A few weeks ago a small swarm showed up in my yard. They moved into a super of extracted wet frames that had been set out for the bees to rob.
So I let them move in. I did a brief inspection after a week and saw they were clustered and busy building combs.
After two weeks I saw they had capped cells. We looked over all the bees and there was no sign of a queen. All the capped cells were bullet shaped drone cells.
I figured it was a laying worker and that the swarm may possibly have originally come from Hive #2 which did go queenless and ended up with a laying worker.
Since there were so few bees I was going to resolve the problem by doing the shake method - shake them out on the grass and walk away - let them find homes in the other hives.

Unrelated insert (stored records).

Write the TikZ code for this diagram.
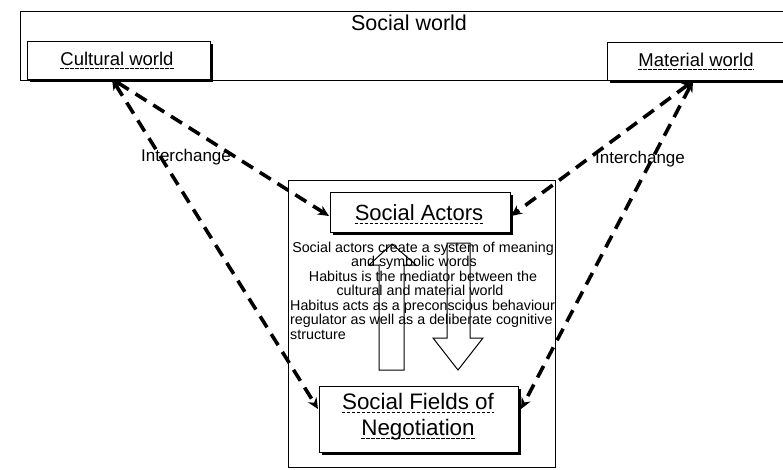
\documentclass[tikz,border=0pt]{standalone}
\usepackage{fontspec}
\setmainfont{Liberation Sans}
\usetikzlibrary{arrows.meta,shadows}
\begin{document}
\begin{tikzpicture}[x=1pt,y=-1pt,
  plainbox/.style={draw,line width=1pt,fill=white,anchor=north west,inner sep=0pt},
  shadbox/.style={plainbox,drop shadow={shadow xshift=2.5pt,shadow yshift=-2.5pt,opacity=1,fill=black}},
  lbl/.style={inner sep=0pt,anchor=base},
  uline/.style={line width=0.8pt,dash pattern=on 3.5pt off 1.5pt},
  link/.style={line width=3.6pt,dash pattern=on 13pt off 8pt,{Stealth[length=11pt,width=10pt]}-{Stealth[length=11pt,width=10pt]}},
  body/.style={inner sep=0pt,font=\fontsize{14.3}{14.5}\selectfont},
  hollow/.style={draw,line width=1pt}
]
\useasboundingbox (0,0) rectangle (783,469);
% Social world
\node[plainbox,minimum width=770pt,minimum height=69pt] (sw) at (20,11) {};
\node[lbl,font=\fontsize{21.5}{24}\selectfont] (swt) at (409,30) {Social world};
% Cultural world
\node[shadbox,minimum width=183pt,minimum height=38pt] (cw) at (27,41) {};
\node[lbl,font=\fontsize{18.5}{20}\selectfont] (cwt) at (117,65) {Cultural world};
\draw[uline] ([yshift=-3pt]cwt.base west) -- ([yshift=-3pt]cwt.base east);
% Material world
\node[shadbox,minimum width=185pt,minimum height=38pt] (mw) at (607,42) {};
\node[lbl,font=\fontsize{18.5}{20}\selectfont] (mwt) at (696,66) {Material world};
\draw[uline] ([yshift=-3pt]mwt.base west) -- ([yshift=-3pt]mwt.base east);
% central box
\node[plainbox,fill=none,minimum width=267pt,minimum height=287pt] (cb) at (288,180) {};
% Social Actors
\node[shadbox,minimum width=180pt,minimum height=40pt] (sa) at (330,192) {};
\node[lbl,font=\fontsize{22}{24}\selectfont] (sat) at (419,220) {Social Actors};
\draw[uline] ([yshift=-3.5pt]sat.base west) -- ([yshift=-3.5pt]sat.base east);
% Social Fields
\node[shadbox,minimum width=199pt,minimum height=66pt] (sf) at (319,386) {};
\node[lbl,font=\fontsize{22.4}{24}\selectfont] (sft1) at (418,409) {Social Fields of};
\draw[uline] ([yshift=-3.5pt]sft1.base west) -- ([yshift=-3.5pt]sft1.base east);
\node[lbl,font=\fontsize{22.4}{24}\selectfont] (sft2) at (418,435) {Negotiation};
\draw[uline] ([yshift=-3.5pt]sft2.base west) -- ([yshift=-3.5pt]sft2.base east);
% body text
\node[body,anchor=base] (b1) at (423,252) {Social actors create a system of meaning};
\node[body,anchor=base] (b2) at (414,266.5) {and symbolic words};
\node[body,anchor=base] (b3) at (423,281) {Habitus is the mediator between the};
\node[body,anchor=base] (b4) at (420,295.5) {cultural and material world};
\node[body,anchor=base west] (b5) at (290,310) {Habitus acts as a preconscious behaviour};
\node[body,anchor=base west] (b6) at (290,324.5) {regulator as well as a deliberate cognitive};
\node[body,anchor=base west] (b7) at (290,339) {structure};
% hollow arrows
\draw[hollow] (379,370) -- (379,265) -- (369,265) -- (392,244) -- (416,265) -- (404,265) -- (404,370) -- cycle;
\draw[hollow] (447,243) -- (447,338) -- (433,338) -- (458,370) -- (483,338) -- (470,338) -- (470,243) -- cycle;
% connectors
\coordinate (cwb) at (112,79);
\coordinate (mwb) at (693,81);
\coordinate (saw) at (329,216);
\coordinate (sae) at (511,216);
\coordinate (sfw) at (318,409);
\coordinate (sfe) at (521,409);
\draw[link] (cwb) -- (saw);
\draw[link] (cwb) -- (sfw);
\draw[link] (mwb) -- (sae);
\draw[link] (mwb) -- (sfe);
\node[lbl,font=\fontsize{17}{19}\selectfont] (ic1) at (186,161) {Interchange};
\node[lbl,font=\fontsize{17}{19}\selectfont] (ic2) at (640,163) {Interchange};
\end{tikzpicture}
\end{document}
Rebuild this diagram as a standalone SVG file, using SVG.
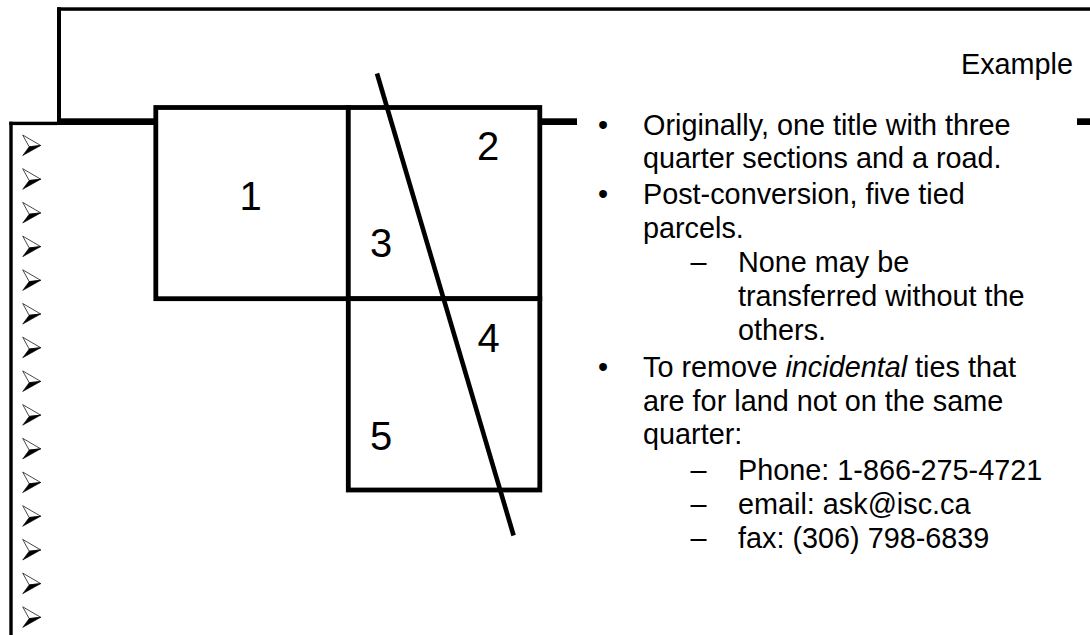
<svg xmlns="http://www.w3.org/2000/svg" width="1090" height="635" viewBox="0 0 1090 635">
<style>
.frame{fill:#000}
.parcel{fill:#fff;stroke:#000;stroke-width:4.8}
.road{stroke:#000;stroke-width:4.6;fill:none}
.num{font-family:"Liberation Sans",Arial,sans-serif;font-size:40px;fill:#000}
.txt{font-family:"Liberation Sans",Arial,sans-serif;font-size:28.8px;fill:#000}
</style>
<defs>
<g id="ab">
<polygon points="-9,-10.3 9,0.2 -2.5,1.5" fill="#fff" stroke="#333" stroke-width="0.9" stroke-linejoin="miter"/>
<polygon points="-2.5,1.5 9,0.2 -9,10.3" fill="#000" stroke="#000" stroke-width="0.6"/>
</g>
</defs>
<rect width="1090" height="635" fill="#fff"/>
<g id="title-frame">
<rect class="frame" x="57" y="7.3" width="1033" height="3.5"/>
<rect class="frame" x="57" y="7.3" width="4" height="117.7"/>
<rect class="frame" x="57" y="118.3" width="100" height="6.7"/>
<rect class="frame" x="538" y="118.3" width="39" height="6.7"/>
<rect class="frame" x="1077" y="118.3" width="13" height="6.7"/>
</g>
<g id="content-frame">
<rect class="frame" x="9.3" y="121.7" width="48" height="3.4"/>
<rect class="frame" x="9.3" y="121.7" width="3.4" height="514"/>
</g>
<g id="bullets-left">
<use href="#ab" x="31.7" y="145.3"/>
<use href="#ab" x="31.7" y="179"/>
<use href="#ab" x="31.7" y="212.7"/>
<use href="#ab" x="31.7" y="246.4"/>
<use href="#ab" x="31.7" y="280.1"/>
<use href="#ab" x="31.7" y="313.8"/>
<use href="#ab" x="31.7" y="347.5"/>
<use href="#ab" x="31.7" y="381.2"/>
<use href="#ab" x="31.7" y="414.9"/>
<use href="#ab" x="31.7" y="448.6"/>
<use href="#ab" x="31.7" y="482.3"/>
<use href="#ab" x="31.7" y="516"/>
<use href="#ab" x="31.7" y="549.7"/>
<use href="#ab" x="31.7" y="583.4"/>
<use href="#ab" x="31.7" y="617.1"/>
</g>
<g id="parcel-1">
<rect class="parcel" x="155.8" y="107.5" width="192.5" height="191.2"/>
<text class="num" x="239.6" y="209.5">1</text>
</g>
<g id="quarter-ne">
<rect class="parcel" x="348.3" y="107.5" width="191.5" height="191.2"/>
</g>
<g id="quarter-se">
<rect class="parcel" x="348.3" y="298.7" width="191.5" height="191.3"/>
</g>
<g id="road">
<line class="road" x1="377" y1="73.5" x2="513.6" y2="535.5"/>
</g>
<g id="parcel-labels">
<text class="num" x="477" y="160">2</text>
<text class="num" x="370" y="256.7">3</text>
<text class="num" x="477.5" y="351.7">4</text>
<text class="num" x="370" y="450">5</text>
</g>
<g id="title">
<text class="txt" x="961" y="74">Example</text>
</g>
<g id="notes">
<text class="txt" x="603" y="134.5" text-anchor="middle">•</text>
<text class="txt" x="643" y="134.5">Originally, one title with three</text>
<text class="txt" x="643" y="168">quarter sections and a road.</text>
<text class="txt" x="603" y="204" text-anchor="middle">•</text>
<text class="txt" x="643" y="204">Post-conversion, five tied</text>
<text class="txt" x="643" y="237.5">parcels.</text>
<text class="txt" x="698.5" y="271.5" text-anchor="middle">–</text>
<text class="txt" x="738" y="271.5">None may be</text>
<text class="txt" x="738" y="305.5">transferred without the</text>
<text class="txt" x="738" y="339.5">others.</text>
<text class="txt" x="603" y="377" text-anchor="middle">•</text>
<text class="txt" x="643" y="377">To remove <tspan font-style="italic">incidental</tspan> ties that</text>
<text class="txt" x="643" y="410.5">are for land not on the same</text>
<text class="txt" x="643" y="444">quarter:</text>
<text class="txt" x="698.5" y="480" text-anchor="middle">–</text>
<text class="txt" x="738" y="480">Phone: 1-866-275-4721</text>
<text class="txt" x="698.5" y="514" text-anchor="middle">–</text>
<text class="txt" x="738" y="514">email: ask@isc.ca</text>
<text class="txt" x="698.5" y="548" text-anchor="middle">–</text>
<text class="txt" x="738" y="548">fax: (306) 798-6839</text>
</g>
</svg>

They began to gather on the platform where their hive was and several workers started to do home scenting. I felt bad for them.
A couple minutes later I checked on them. They were in a cluster. And in that pile of bees I saw a caramel coloured abdomen. She was small, but she was there--a queen!
Where on earth did she come from?
Then I realized that I had just shaken them out of their home. So I quickly put everything back together. The queen jumped on my hive tool and I set her in the hive.
Then all her workers marched inside while I stood there apologizing for the rude interruption to their day.
4 comments:
If she is only laying drones she might be infertile. I hope she is ok though :)
Yes, I agree with Sam--that was my first thought before I saw his comment. I'd watch them and see if she starts laying any workers. If not, perhaps you'd want to do a combine after removing this young queen, given the lateness of the season. I don't know if new queens start laying before they take their mating flights. You could monitor to see if she starts making workers, and if not perhaps do a combine with another hive after removing her.
Thanks Jim and Sam. I think you might be right but a second look I'm pretty certain there are worker cells but I will continue to monitor. Otherwise, a combine with another hive and squish the queen.
Oh my goodness! Glad they pulled it all back together.